Re: pdf forms - if you can take one more Rosemary Ruff 09 Nov 2004 16:37 EST

OK - here goes...

ll pdf documents can be made into interactive forms using the "full"
version of Acrobat.  In Acrobat 6.0 this is "Acrobat Professional."  In
previous versions of Acrobat, it was called Acrobat Exchange or just Adobe
Acrobat.  The free version is and was Acrobat Reader.
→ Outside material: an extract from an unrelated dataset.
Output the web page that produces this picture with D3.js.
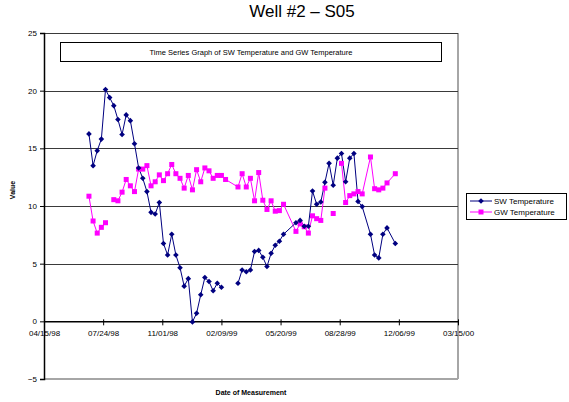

One draws in the form
fields using the form tool (standard PC or MAC tool bar type) and your
mouse and then gives the field data characteristics - everything from font
size and color to restricting the number of characters or allowing only
numerical data.  In addition, one can add formulas and scripts to do
calculations, call information from other fields into which data has
already been entered, etc.  Once can also insert default information such
as your institution's name or DUNS which will be populated when the form is
opened.

In a form with many fields this is labor intensive, e.g., the NSF budget
forms of "yesteryear."  However, most forms change very little from version
to version.  The OMB Form 424 suite of forms is an example.  It is
possible, and quite easy, to update the new form version by simply copying
the fields from the old version to the new version and "tweaking" to move
the fields slightly or increase the size.  This is done with a simple
Copy/Paste command after you highlight the fields with your mouse.  It is
even possible to copy all of the fields on a single page with one "select
all" command from the menu.

All in all, creating these forms isn't difficult. It does take a little
planning and some post creation testing to make sure calculations and the
like work as you wanted them to.  Updating them is relatively easy since
fields can be copied intact and carried from document to document just like
paragraphs or graphics in word processing software.

About saving the forms with the information (data) which was entered.  To
do this you need the "full" Acrobat Package.  You can complete them and
print them with the free Reader but when you save them, the data
disappears.  A work around if you don't want to edit the form at some
future date - simply keep a record - is to do a screen print to a document
in your word processing application.  If you may want to edit at some
future time, you must get the full software package.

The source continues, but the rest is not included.